CAMPELO, ISABEL (Universidade Nova de Lisboa)
HOWLETT, MIKE (Queensland University of Technology)
The “virtual” producer in the recording studio: media networks in long distance peripheral performances
[abstract] The producer has for many years been a central agent in recording studio sessions; the validation of this role was, in many ways, related to the producer’s physical presence in the studio, to a greater or lesser extent. However, improvements in the speed of digital networks have allowed studio sessions to be produced long-distance, in real-time, through communication programs such as Skype or REDIS. How does this impact on the role of the producer, a “nexus between the creative inspiration of the artist, the technology of the recording studio, and the commercial aspirations of the record company” (Howlett 2012)?
Improvements in the speed of digital networks have allowed studio sessions to be produced long- distance, in real-time, through communication programs such as Skype. From observations of a studio recording session in Lisbon produced through Skype from New York, this paper explores questions regarding the role of the studio producer in this context: how important is the physical presence of the producer? Is this physical presence an essential part of validation and authority? What are the implications and limitations on direction of the musical performances? How is performance interaction affected between what I have named central and peripheral performances in a studio setting – the central performance being the one carried out by the musicians and the peripheral those developed by both sound engineer and producer (Campelo 2012)? Methodology will involve participant observation carried out in Estúdios Namouche in Lisbon (where the session took place), as part of my doctoral research.
This ethnographic approach will also include a number of semi-directed ethnographic interviews to the different actors in this scenario – musicians, recording engineer and producers. Photos and footage of this session will be displayed. This study also involves the collaboration and co-authorship of a Grammy award-winning UK producer and academic who will provide a practitioner perspective considering the importance of senses such as sight and touch in relation to aural perception and musical performance in the studio.
Isabel begins with an historical overview, looking at the studio from 1967, when its build began, through its rename to Namouche in 1985, to its salvage and repurposing from 2005. It is now marketed as “the biggest live tracking room in the country”. We now look at the physical setting, including the live rooms and lobby.
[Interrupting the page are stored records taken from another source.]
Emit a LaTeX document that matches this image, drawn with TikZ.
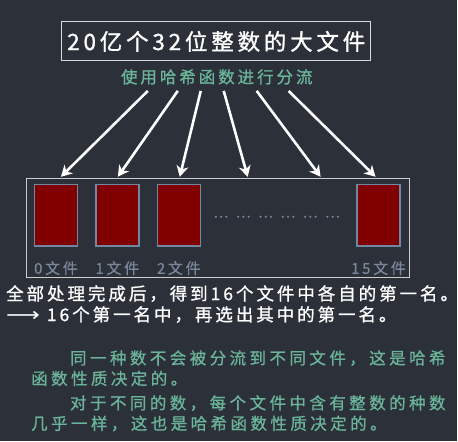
\documentclass[tikz,border=0pt]{standalone}
\usepackage{fontspec}
\usepackage{graphicx}
\setmainfont{Noto Sans CJK SC}
\newfontfamily\arrowfont{DejaVu Sans}
\usetikzlibrary{arrows.meta,positioning}
\definecolor{bgdark}{HTML}{2C3139}
\definecolor{hashgreen}{HTML}{6BB49A}
\definecolor{labelgray}{HTML}{7A8699}
\definecolor{filered}{HTML}{800000}
\definecolor{fileedge}{HTML}{7088A4}
\begin{document}
\begin{tikzpicture}[x=1pt,y=-1pt,
    every node/.style={inner sep=0pt},
    redfile/.style={draw=fileedge,fill=filered,line width=1.5pt,minimum width=43pt,minimum height=62pt},
    filelabel/.style={text=labelgray,font=\fontsize{15}{15}\selectfont\addfontfeatures{LetterSpace=18,FakeBold=0.6}},
    flow/.style={white,line width=2.6pt,-{Stealth[length=11pt,width=12pt,inset=3.5pt]}},
    whitetext/.style={text=white,anchor=west,font=\fontsize{17.5}{17.5}\selectfont\addfontfeatures{LetterSpace=17,FakeBold=1}},
    greentext/.style={text=hashgreen,anchor=north west,align=left,font=\fontsize{16.5}{20.5}\selectfont\addfontfeatures{LetterSpace=21,FakeBold=0.8}}]
    \fill [bgdark] (0,0) rectangle (458,442);
    % title and hash
    \node [draw=white!85!black,line width=1pt,minimum width=309pt,minimum height=39pt,text=white,
        font=\fontsize{22.5}{22.5}\selectfont\addfontfeatures{LetterSpace=17,FakeBold=1.2}] (title) at (216.5,41.5) {20亿个32位整数的大文件};
    \node [text=hashgreen,font=\fontsize{16.5}{16.5}\selectfont\addfontfeatures{LetterSpace=18,FakeBold=1}] (hash) at (217,77) {使用哈希函数进行分流};
    % the 16 files
    \node [draw=white!80!black,line width=1pt,minimum width=383pt,minimum height=99pt] (bin) at (218.5,228.5) {};
    \node [redfile] (f0) at (56,215.5) {};
    \node [redfile] (f1) at (117.5,215.5) {};
    \node [redfile] (f2) at (179,215.5) {};
    \node [redfile] (f15) at (379,215.5) {};
    \node [text=labelgray,font=\fontsize{14}{14}\selectfont\addfontfeatures{FakeBold=1.2}] (dots) at (277,217)
        {…\hspace{7.5pt}…\hspace{7.5pt}…\hspace{7.5pt}…\hspace{7.5pt}…\hspace{7.5pt}…};
    \node [filelabel,below=14pt of f0] (l0) {0文件};
    \node [filelabel,below=14pt of f1] (l1) {1文件};
    \node [filelabel,below=14pt of f2] (l2) {2文件};
    \node [filelabel,below=14pt of f15] (l15) {15文件};
    % flows
    \foreach \i/\sx/\tx in {1/148/61,2/178/118,3/201/180,4/224/248,5/257/321,6/289/376}{
        \coordinate (s\i) at (\sx,91);
        \coordinate (t\i) at (\tx,177);
        \draw [flow] (s\i) -- (t\i);
    }
    % results
    \node [whitetext] (res1) at (6,294) {全部处理完成后，得到16个文件中各自的第一名。};
    \node [whitetext] (res2) at (6,315) {{\arrowfont\scalebox{1.35}[1.1]{⟶}} 16个第一名中，再选出其中的第一名。};
    \node [greentext] (note1) at (31,350.5) {\hspace*{39pt}同一种数不会被分流到不同文件，这是哈希\\函数性质决定的。};
    \node [greentext] (note2) at (31,395.5) {\hspace*{39pt}对于不同的数，每个文件中含有整数的种数\\几乎一样，这也是哈希函数性质决定的。};
\end{tikzpicture}
\end{document}
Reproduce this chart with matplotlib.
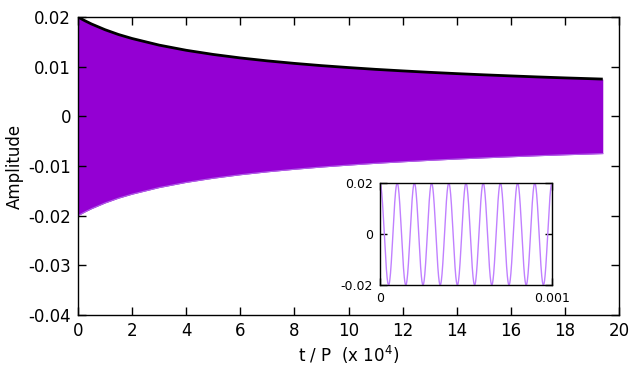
import numpy as np
import matplotlib
matplotlib.use("Agg")
import matplotlib.pyplot as plt

# Envelope (t in units of 1e4 P)
t_env = [0, 0.25, 0.5, 1, 1.5, 2, 3, 4, 5, 6, 7, 8, 9, 10, 11, 12, 13, 14, 15, 16, 17, 18, 19, 19.4]
a_env = [0.0200, 0.01926, 0.01859, 0.01744, 0.01647, 0.01567, 0.01434, 0.01330, 0.01246, 0.01176,
         0.01117, 0.01066, 0.01021, 0.00982, 0.00946, 0.00915, 0.00886, 0.00860, 0.00836, 0.00814,
         0.00793, 0.00774, 0.00757, 0.00750]

# Inset: oscillation
inset_amp = 0.02
inset_cycles = 10
inset_tmax = 0.001

x_ticks = [0, 2, 4, 6, 8, 10, 12, 14, 16, 18, 20]
y_ticks = [-0.04, -0.03, -0.02, -0.01, 0, 0.01, 0.02]
y_labels = ["-0.04", "-0.03", "-0.02", "-0.01", "0", "0.01", "0.02"]

fig = plt.figure(figsize=(6.4, 3.84), dpi=100)
ax = fig.add_axes([78/640, 1-315/384, (619-78)/640, (315-17)/384])

t = np.array(t_env)
a = np.array(a_env)
ax.fill_between(t, -a, a, color="#9400d3", linewidth=0)
ax.plot(t, -a, color="#b060e8", linewidth=0.8)
ax.plot(t, a, color="black", linewidth=2.0, solid_capstyle="butt")

ax.set_xlim(0, 20)
ax.set_ylim(-0.04, 0.02)
ax.set_xticks(x_ticks)
ax.set_xticklabels([str(v) for v in x_ticks])
ax.set_yticks(y_ticks)
ax.set_yticklabels(y_labels)
ax.tick_params(direction="in", top=True, right=True, length=6, width=1, labelsize=12, pad=5)
for s in ax.spines.values():
    s.set_linewidth(1)
ax.set_xlabel(r"t / P  (x 10$^{4}$)", fontsize=12, labelpad=3)
ax.set_ylabel("Amplitude", fontsize=12, labelpad=3)

# inset
ins = fig.add_axes([380/640, 1-285/384, (552-380)/640, (285-183)/384])
ti = np.linspace(0, inset_tmax, 2000)
ins.plot(ti, inset_amp*np.cos(2*np.pi*inset_cycles*ti/inset_tmax), color="#c080ff", linewidth=1)
ins.set_xlim(0, inset_tmax)
ins.set_ylim(-0.02, 0.02)
ins.set_xticks([0, 0.001])
ins.set_xticklabels(["0", "0.001"])
ins.set_yticks([-0.02, 0, 0.02])
ins.set_yticklabels(["-0.02", "0", "0.02"])
ins.tick_params(direction="in", top=True, right=True, length=5, width=1, labelsize=9, pad=5)
for s in ins.spines.values():
    s.set_linewidth(1)

fig.savefig("out.png", dpi=100)
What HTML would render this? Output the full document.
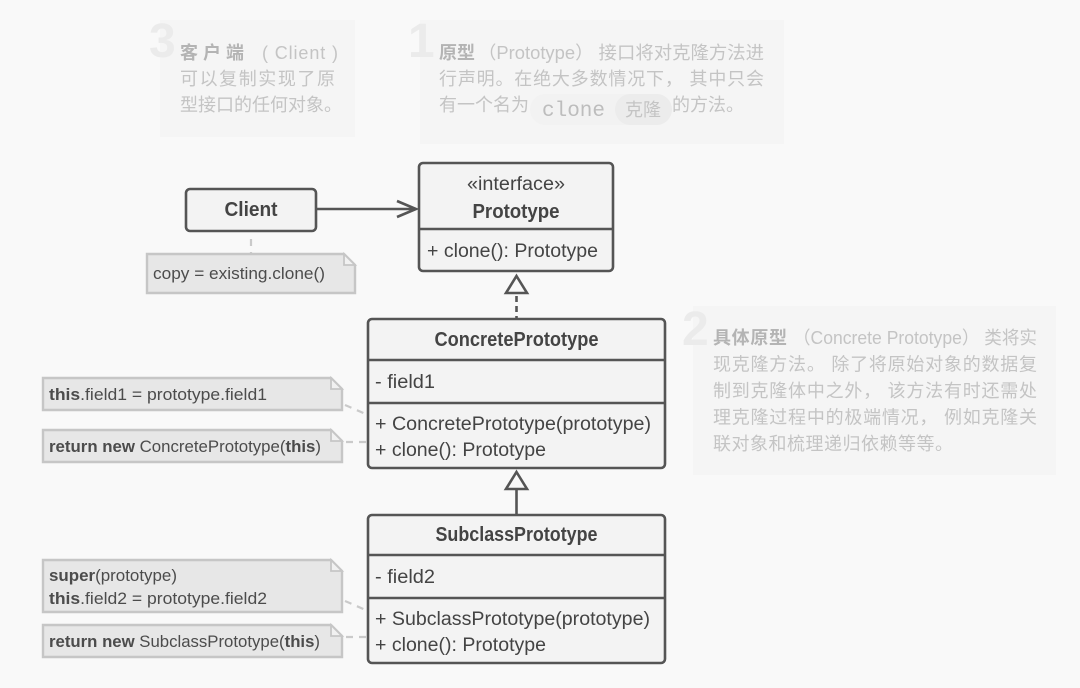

Isabel describes (from her own session singer perspective) the visual and aural information that is processed, described as the ‘setting and its main actors’. There was a keyboard player, a sound engineer, the conductor, the comosor and the mentor of the project.
The project is called the WESO – West European Studio Orchestra – a project conceived by André Miranda; the goal was to record film scores with minimal rehearsal time and maximum recording efficiency. Isabel notes the tension that was in the room due to the logistics problems that had arisen the same morning. We now hear some audio of the orchestra, working to an audible click track. The session was highly charged, musically, commerciall, logistically, psychologically and emotionally. The New York-based composer would be following the session through Skype. There were concerns that the Skype connection might not be flattering to the mix or to the player. When the Skype connection began, the tone of the session changed, and different levels of communication were evident, which Isabel goes on to outline.
The film was called ‘Snake Eyes’. Although this was film music, the visuals were disconnected because they were interfering with the sound stream. Notably, not all the musicians had headphones – some were following the click, others were [I infer] following each other and/or the conductor. We now see some control room video from the session, and Isabel identifies individuals and their roles.
We are ‘looking for the producer’. The interviewees gave conflicting accounts of who was producing, and the extent to which these individuals were perceived to be able to affect the session (and its product) for the better. Different levels of prejudice and perspective were revealed. One performer said “In an orchestra, there isn’t so much this figure of the record producer; […] the role of the music producer is fairly relative”. Literacy of languages were identified (literal language – that is, Portuguese; technical literacy; score literacy; familiarity with the work).
Preliminary conclusions are that live online streaming for such sessions is not uncommon. There is one central performance and two peripheral performances separated spatially. She identifies various levels of authority and ‘virtual producing’ duties and returns to the same question “who was the producer”?
Mike now takes the floor and describes the context of these individuals – who is rewarded, who communicates with whom, and which functions (formal or involuntarily acquired) are undertake by the various individuals inside and beyond the control room. Clearly, he notes, a production takes place, but it is clearly a team effort. He states that the remote communication did not impeded the process; inadequacies of the session were the result of a lack of clarity about te identity of the producer. Indeed, the nominal ‘producer’ actually stepped back from production duties in many ways. However, a successful result was obtained. He concludes that the ‘producer’ was present in the sum of the roles played by the key participants – that a ‘virtual producer’ is created out of all those present.